Still, Mr. Khouri, who says his meetings as part of CAJM have taught him about Jewish insecurities, says the future of Muslim-Jewish relations troubles him. “B'nai Brith, the current Canadian Arab Federation – on both sides there are those who want to polarize and radicalize and whip up hysteria. It's worrisome.”

So what lies ahead? Both Mr. Gissin and local Jewish leaders can read the demographic charts. Unless rebranding or something like it works, the higher Muslim birth and immigration rates may eventually guarantee a public-relations win. Beth Torah's Rabbi Sapirman says he's more sanguine, in part because he sees local groups of Iranians, Somalis, Rwandans and Ethiopians reaching out to and connecting with Jews.

And to some extent, everyone acknowledges that whatever happens here is hostage to events on the ground overseas. Another war – in Gaza, Lebanon, or with Iran – would shake the foundations that have been laid.

Amir Gissin knows only too well how subtly the paint from his palette must be applied. Any suggestion that his government – or even other Jewish organizations – is somehow orchestrating positive coverage of Israel would immediately negate the benefits. In other words, he says, “we can lose even when we seem to win.”

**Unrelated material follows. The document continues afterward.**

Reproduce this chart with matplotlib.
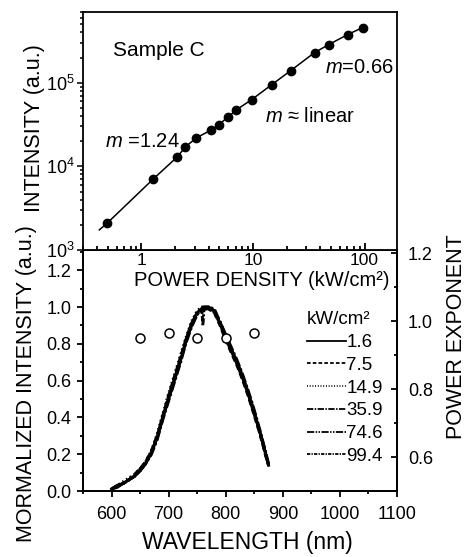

But he insists that his goal is not to deny the conflict. “We can't. It's part of who we are. We don't live in the Bahamas. But conflict is not the whole story. Israel is a much more complicated place. That's my agenda, to show Israel not as demon or saint, but as it really is. Yes, we have crime and corruption, but it's also the place where the cellphone, voice mail, the Pentium chip, and the first ingestible mini-camera were invented.”

It's to that more nuanced narrative – Israel as the creative incubator of quality-of-life enhancements – that Mr. Gissin thinks his target audiences will respond. “Remember, this is not an ad campaign for mineral water or an election campaign for a politician. Rebranding has no end date. Israel is here forever. So what happens tomorrow is less important than the long term. And the more we are able to tell the truth about who we are, the more friends we will win.”